Archive for the saddness Category

It comes full circle…

Posted in modo, moving on, saddness with tags , on May 6, 2008 by erin

History…Do we learn from it or repeat it? Hopefully learn. That’s why we watched as British soldiers studied the battles at Normandy. What could they take away and use in this life time? What can we take away and learn from?

We moved to this city in 2003 young and full of spunk. With dreams. We moved here with $30 in our pocket but had hope that things would get better. Matt decided he was done working as an Engineer and I can’t blame him. That job took the life out of his eyes, I knew that. I didn’t want that for him or us. So he started a small company, Commercial Equity, with two smart entrepreneur buddies like himself. They started in coffee shops with meetings and ideas while I worked to help us survive.

Soon they had a goal, a plan and a building. They bought an apartment building built in the 50’s completely renovated it, putting 60 to 70 thousand dollars per door. With finishes that did not usually come standard: granite counter tops, stainless steel appliances, hard wood floors, glass tile, balconies and roof top deck with views of the city skyline. These finishes most developers would charge the buyer 2 or three times their cost but not us. We made our places affordable and they flew off the shelf so to speak. I quit my job and became their office manager/bookkeeper.

Things flourished in the next several years, more buildings were purchased, investors called us to see if we had a spot for their money, foreman and laborers were hired, partners brought aboard, realtors commissioned, work trucks purchased, I got an assistant, we got a fancy new name and purchased a fantastic office building .

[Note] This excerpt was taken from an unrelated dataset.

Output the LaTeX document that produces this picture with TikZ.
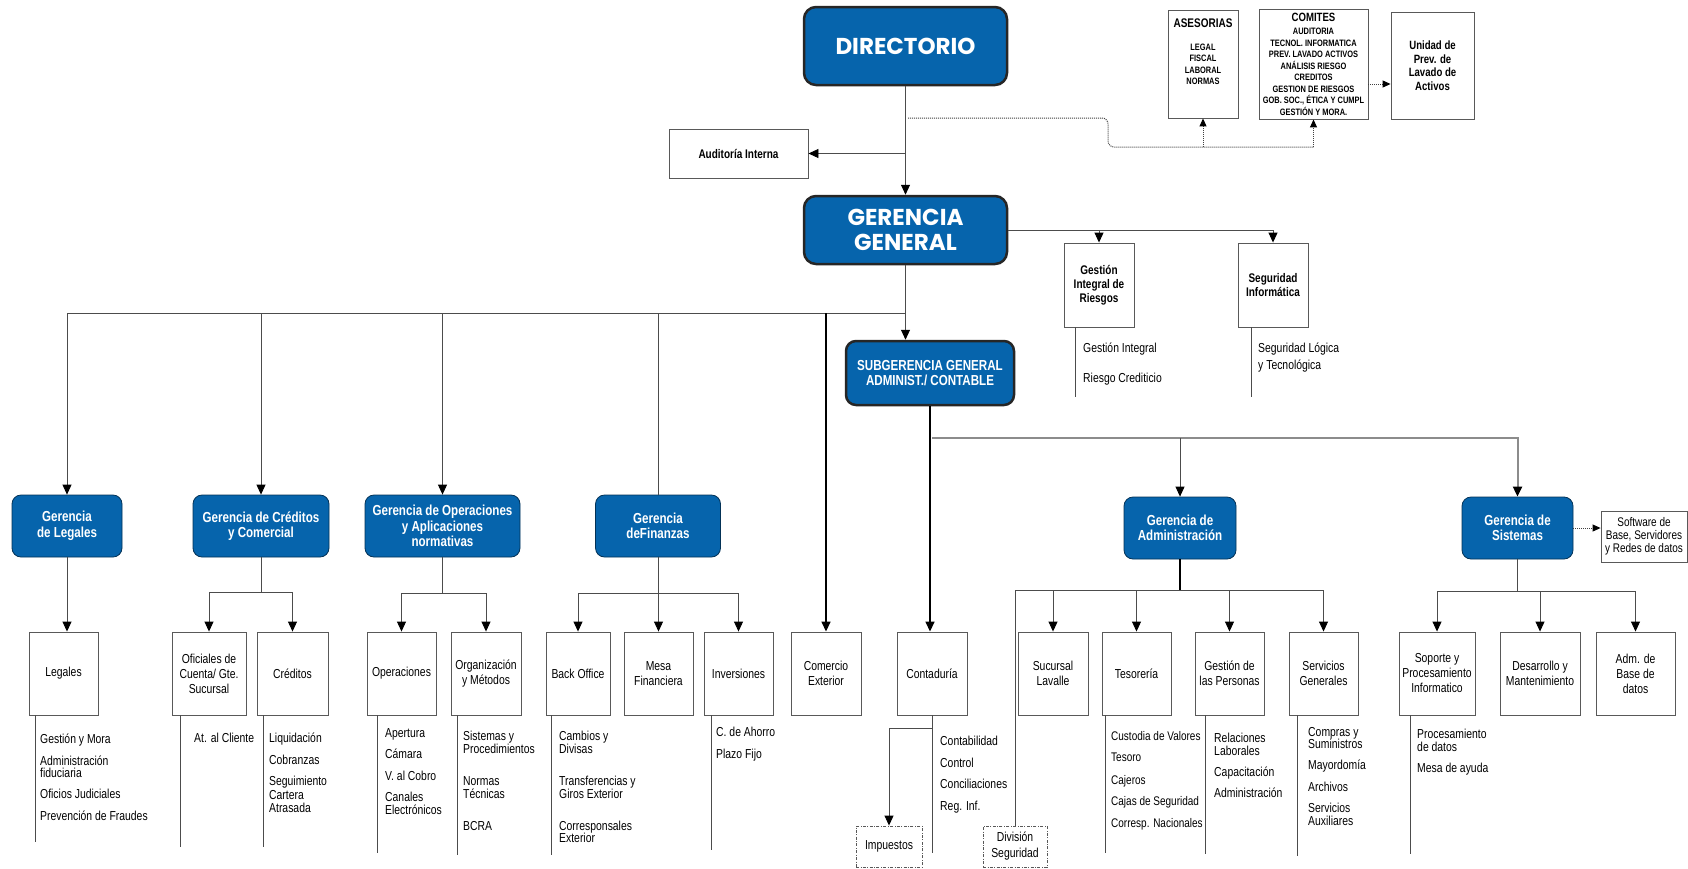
\documentclass[tikz,border=0pt]{standalone}
\usepackage{fontspec}
\usetikzlibrary{arrows.meta}
\newfontfamily\cond{Liberation Sans}[FakeStretch=0.8]
\newfontfamily\titulo{Poppins}
\definecolor{azul}{RGB}{6,100,172}
\tikzset{
  jefe/.style={draw=black!85, line width=2.5pt, fill=azul, rounded corners=12pt, text=white,
    font=\titulo\bfseries\fontsize{23}{25.5}\selectfont, align=center, inner sep=0pt},
  subjefe/.style={jefe, rounded corners=10pt, font=\cond\bfseries\fontsize{14.5}{14.5}\selectfont},
  gerencia/.style={draw=azul!50!black, line width=0.8pt, fill=azul, rounded corners=9pt, text=white,
    font=\cond\bfseries\fontsize{14.5}{15.5}\selectfont, align=center, inner sep=0pt, minimum height=62pt},
  caja/.style={draw=black!65, line width=0.9pt, fill=white, align=center, inner sep=0pt,
    minimum height=83pt, font=\cond\fontsize{13}{15}\selectfont},
  cajab/.style={caja, font=\cond\bfseries\fontsize{12.5}{14}\selectfont},
  discont/.style={caja, dash pattern=on 3pt off 1.5pt on 0.8pt off 1.5pt, minimum height=41pt, font=\cond\fontsize{13}{16}\selectfont},
  chico/.style={align=center, inner sep=0pt, font=\cond\bfseries\fontsize{9.3}{11.5}\selectfont},
  lista/.style={anchor=north west, align=left, inner sep=0pt, font=\cond\fontsize{13}{12.5}\selectfont},
  linea/.style={draw=black!70, line width=0.9pt},
  flecha/.style={linea, -{Triangle[length=10pt,width=9pt,color=black]}},
  gruesa/.style={draw=black, line width=1.5pt},
  punteo/.style={draw=black!75, line width=1pt, densely dotted},
  punteoflecha/.style={punteo, -{Triangle[length=8pt,width=7pt,color=black]}}
}
\begin{document}
\begin{tikzpicture}[x=1pt,y=-1pt]
  \fill[white] (0,0) rectangle (1688,868);
  \useasboundingbox (0,0) rectangle (1688,868);

  % direccion
  \node[jefe, minimum width=203pt, minimum height=78pt] (dir) at (905.5,46) {DIRECTORIO};
  \node[jefe, minimum width=203pt, minimum height=68pt] (gg) at (905.5,230) {GERENCIA\\GENERAL};
  \node[cajab, minimum width=139pt, minimum height=49pt] (audit) at (738.5,153.5) {Auditoría Interna};
  \node[caja, minimum width=70pt, minimum height=108pt] (ases) at (1203,64) {};
  \node[chico, anchor=north] (ases-t) at (1203,19) {{\fontsize{12.5}{14}\selectfont ASESORIAS}\\[11pt]LEGAL\\FISCAL\\LABORAL\\NORMAS};
  \node[caja, minimum width=109pt, minimum height=110pt] (comit) at (1313.5,64) {};
  \node[chico, anchor=north] (comit-t) at (1313.5,12.5) {{\fontsize{12}{14}\selectfont COMITES}\\[2.4pt]AUDITORIA\\TECNOL. INFORMATICA\\PREV. LAVADO ACTIVOS\\ANÁLISIS RIESGO\\CREDITOS\\GESTION DE RIESGOS\\GOB. SOC., ÉTICA Y CUMPL\\GESTIÓN Y MORA.};
  \node[cajab, font=\cond\bfseries\fontsize{12}{13.5}\selectfont, minimum width=83pt, minimum height=107pt] (unidad) at (1432.5,65.5) {Unidad de\\Prev. de\\Lavado de\\Activos};
  \node[cajab, minimum width=70pt, minimum height=84pt] (gir) at (1099,285) {Gestión\\Integral de\\Riesgos};
  \node[cajab, minimum width=70pt, minimum height=84pt] (seginf) at (1273,285) {Seguridad\\Informática};
  \node[subjefe, minimum width=168pt, minimum height=64pt] (subg) at (930,373) {SUBGERENCIA GENERAL\\ADMINIST./ CONTABLE};

  % gerencias
  \node[gerencia, minimum width=110pt] (gleg) at (67,526) {Gerencia\\de Legales};
  \node[gerencia, minimum width=136pt] (gcred) at (261,526) {Gerencia de Créditos\\y Comercial};
  \node[gerencia, minimum width=155pt] (gop) at (442.5,526) {Gerencia de Operaciones\\y Aplicaciones\\normativas};
  \node[gerencia, minimum width=125pt] (gfin) at (658,526) {Gerencia\\deFinanzas};
  \node[gerencia, minimum width=112pt] (gadm) at (1180,528) {Gerencia de\\Administración};
  \node[gerencia, minimum width=111pt] (gsis) at (1517.5,528) {Gerencia de\\Sistemas};
  \node[caja, font=\cond\fontsize{12.5}{13}\selectfont, minimum width=86pt, minimum height=51pt] (soft) at (1644,536.5) {Software de\\Base, Servidores\\y Redes de datos};

  % areas
  \node[caja, minimum width=69pt] (legal) at (63.5,673.5) {Legales};
  \node[caja, minimum width=74pt] (ofic) at (209,673.5) {Oficiales de\\Cuenta/ Gte.\\Sucursal};
  \node[caja, minimum width=71pt] (cred) at (292.5,673.5) {Créditos};
  \node[caja, minimum width=69pt] (oper) at (401.5,673.5) {Operaciones};
  \node[caja, minimum width=70pt] (orgm) at (486,673.5) {Organización\\y Métodos};
  \node[caja, minimum width=64pt] (back) at (578,673.5) {Back Office};
  \node[caja, minimum width=69pt] (mesa) at (658.5,673.5) {Mesa\\Financiera};
  \node[caja, minimum width=69pt] (inv) at (738.5,673.5) {Inversiones};
  \node[caja, minimum width=70pt] (comex) at (826,673.5) {Comercio\\Exterior};
  \node[caja, minimum width=70pt] (cont) at (932,673.5) {Contaduría};
  \node[caja, minimum width=70pt] (suc) at (1053,673.5) {Sucursal\\Lavalle};
  \node[caja, minimum width=69pt] (teso) at (1136.5,673.5) {Tesorería};
  \node[caja, minimum width=69pt] (gper) at (1229.5,673.5) {Gestión de\\las Personas};
  \node[caja, minimum width=69pt] (serv) at (1323.5,673.5) {Servicios\\Generales};
  \node[caja, minimum width=76pt] (sop) at (1437,673.5) {Soporte y\\Procesamiento\\Informatico};
  \node[caja, minimum width=80pt] (desa) at (1540,673.5) {Desarrollo y\\Mantenimiento};
  \node[caja, minimum width=79pt] (admb) at (1635.5,673.5) {Adm. de\\Base de\\datos};
  \node[discont, minimum width=66pt] (imp) at (889,846.5) {Impuestos};
  \node[discont, minimum width=64pt] (divs) at (1015,846.5) {División\\Seguridad};

  % funciones
  \node[lista] (gir-l) at (1083,343) {Gestión Integral\\[17.5pt]Riesgo Crediticio};
  \node[lista] (seg-l) at (1258,343) {Seguridad Lógica\\[4.5pt]y Tecnológica};
  \node[lista] (legal-l) at (40,734) {Gestión y Mora\\[9pt]Administración\\fiduciaria\\[8.5pt]Oficios Judiciales\\[9.5pt]Prevención de Fraudes};
  \node[lista] (ofic-l) at (194,733) {At. al Cliente};
  \node[lista] (cred-l) at (269,733) {Liquidación\\[9pt]Cobranzas\\[9pt]Seguimiento\\[1pt]Cartera\\[1pt]Atrasada};
  \node[lista] (oper-l) at (385,728) {Apertura\\[9pt]Cámara\\[9pt]V. al Cobro\\[9pt]Canales\\Electrónicos};
  \node[lista] (orgm-l) at (463,731) {Sistemas y\\Procedimientos\\[20pt]Normas\\Técnicas\\[19.5pt]BCRA};
  \node[lista] (back-l) at (559,731) {Cambios y\\Divisas\\[20pt]Transferencias y\\Giros Exterior\\[19.5pt]Corresponsales\\Exterior};
  \node[lista] (inv-l) at (716,727) {C. de Ahorro\\[9pt]Plazo Fijo};
  \node[lista] (cont-l) at (940,736) {Contabilidad\\[9pt]Control\\[9pt]Conciliaciones\\[9pt]Reg. Inf.};
  \node[lista, font=\cond\fontsize{12.5}{12.5}\selectfont] (teso-l) at (1111,731) {Custodia de Valores\\[9pt]Tesoro\\[10pt]Cajeros\\[9pt]Cajas de Seguridad\\[9pt]Corresp. Nacionales};
  \node[lista] (gper-l) at (1214,733) {Relaciones\\Laborales\\[8.5pt]Capacitación\\[8.5pt]Administración};
  \node[lista] (serv-l) at (1308,727) {Compras y\\Suministros\\[8.5pt]Mayordomía\\[9pt]Archivos\\[9pt]Servicios\\Auxiliares};
  \node[lista] (sop-l) at (1417,729) {Procesamiento\\de datos\\[8.5pt]Mesa de ayuda};

  % conexiones superiores
  \draw[flecha] (dir.south) -- (gg.north);
  \draw[flecha] (dir.south |- audit.east) -- (audit.east);
  \coordinate (dotini) at (908,118);
  \coordinate (dotcodo) at (1108,147);
  \draw[punteo, rounded corners=6pt] (dotini) -- (dotini -| dotcodo) -- (dotcodo) -- (dotcodo -| comit.south);
  \draw[punteoflecha] (dotcodo -| comit.south) -- (comit.south);
  \draw[punteoflecha] (dotcodo -| ases.south) -- (ases.south);
  \coordinate (cu) at ([yshift=-20pt]comit.east);
  \draw[punteoflecha] (cu) -- (cu -| unidad.west);
  \draw[flecha] (gg.east) -| (seginf.north);
  \draw[flecha] (gir.north |- gg.east) -- (gir.north);
  \draw[linea] ([xshift=12pt]gir.south west) -- ++(0,70);
  \draw[linea] ([xshift=14pt]seginf.south west) -- ++(0,70);

  % gerencias
  \coordinate (bus) at (0,313);
  \draw[flecha] (gg.south) -- (gg.south |- subg.north);
  \draw[flecha] (gg.south |- bus) -| (gleg.north);
  \draw[flecha] (gcred.north |- bus) -- (gcred.north);
  \draw[flecha] (gop.north |- bus) -- (gop.north);
  \draw[linea] (gfin.north |- bus) -- (gfin.north);
  \draw[flecha, gruesa] (comex.north |- bus) -- (comex.north);
  \draw[flecha, gruesa] (subg.south) -- (subg.south |- cont.north);
  \coordinate (bus2) at (0,438);
  \draw[flecha, draw=black!45, line width=2pt] ([xshift=2pt]subg.south |- bus2) -| (gsis.north);
  \draw[flecha] (gadm.north |- bus2) -- (gadm.north);
  \draw[punteoflecha] (gsis.east) -- (gsis.east -| soft.west);

  % legales y creditos
  \draw[flecha] (gleg.south) -- (gleg.south |- legal.north);
  \coordinate (credbus) at (0,592);
  \draw[linea] (gcred.south) -- (gcred.south |- credbus);
  \draw[flecha] (ofic.north |- credbus) -- (ofic.north);
  \draw[flecha] (ofic.north |- credbus) -| (cred.north);

  % operaciones y finanzas
  \coordinate (opbus) at (0,593);
  \draw[linea] (gop.south) -- (gop.south |- opbus);
  \draw[flecha] (oper.north |- opbus) -- (oper.north);
  \draw[flecha] (oper.north |- opbus) -| (orgm.north);
  \draw[linea] (gfin.south) -- (gfin.south |- opbus);
  \draw[flecha] (back.north |- opbus) -- (back.north);
  \draw[flecha] (mesa.north |- opbus) -- (mesa.north);
  \draw[flecha] (back.north |- opbus) -| (inv.north);

  % contaduria y administracion
  \draw[flecha] ([yshift=-13pt]cont.south) -| (imp.north);
  \coordinate (admbus) at (0,590);
  \draw[gruesa] (gadm.south) -- (gadm.south |- admbus);
  \draw[linea] (divs.north |- admbus) -- (serv.north |- admbus);
  \draw[linea] (divs.north |- admbus) -- (divs.north);
  \foreach \n in {suc,teso,gper,serv}
    \draw[flecha] (\n.north |- admbus) -- (\n.north);

  % sistemas
  \coordinate (sisbus) at (0,591);
  \draw[linea] (gsis.south) -- (gsis.south |- sisbus);
  \draw[linea] (sop.north |- sisbus) -- (admb.north |- sisbus);
  \foreach \n in {sop,desa,admb}
    \draw[flecha] (\n.north |- sisbus) -- (\n.north);

  % lineas de funciones
  \draw[linea] ([xshift=7pt]legal.south west) -- ++(0,127);
  \draw[linea] ([xshift=9pt]ofic.south west) -- ++(0,132);
  \draw[linea] ([xshift=7pt]cred.south west) -- ++(0,132);
  \draw[linea] ([xshift=11pt]oper.south west) -- ++(0,138);
  \draw[linea] ([xshift=7pt]orgm.south west) -- ++(0,140);
  \draw[linea] ([xshift=6pt]back.south west) -- ++(0,140);
  \draw[linea] ([xshift=8pt]inv.south west) -- ++(0,135);
  \draw[linea] (cont.south) -- ++(0,138);
  \draw[linea] ([xshift=4pt]teso.south west) -- ++(0,138);
  \draw[linea] ([xshift=11pt]gper.south west) -- ++(0,139);
  \draw[linea] ([xshift=9pt]serv.south west) -- ++(0,141);
  \draw[linea] ([xshift=12pt]sop.south west) -- ++(0,139);
\end{tikzpicture}
\end{document}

It was awesome. We were the talk of the town. We hired a marketing expert, were written about in countless papers, threw amazing parties and still we grew.

Sadly……..

Things are not so glamorous now. Blame it on the market. Blame it on growing too fast. Blame it on being too nice. Whatever or where ever the blame lays it doesn’t matter. The reality is the company is down to partners and two hired employees; we moved out of our fabulous office building and are scraping by. No money, no income, s.l.o.w. sales and slashing prices to get out.

My heart is heavy. I had hoped by now at our age and with a baby we would be financially stable. Not millionaires not even hundred thousand-air. Just secure.

The good news: I have my family, we have a home, and we will survive. My husband is smart and a hard worker and for what ever reason he was lead to get his broker license a few months ago. All is not lost. I believe they (we all) have learned. I believe some day we will have financial stability. I have a hope and a dream I won’t let die. Things will get better, I can feel it.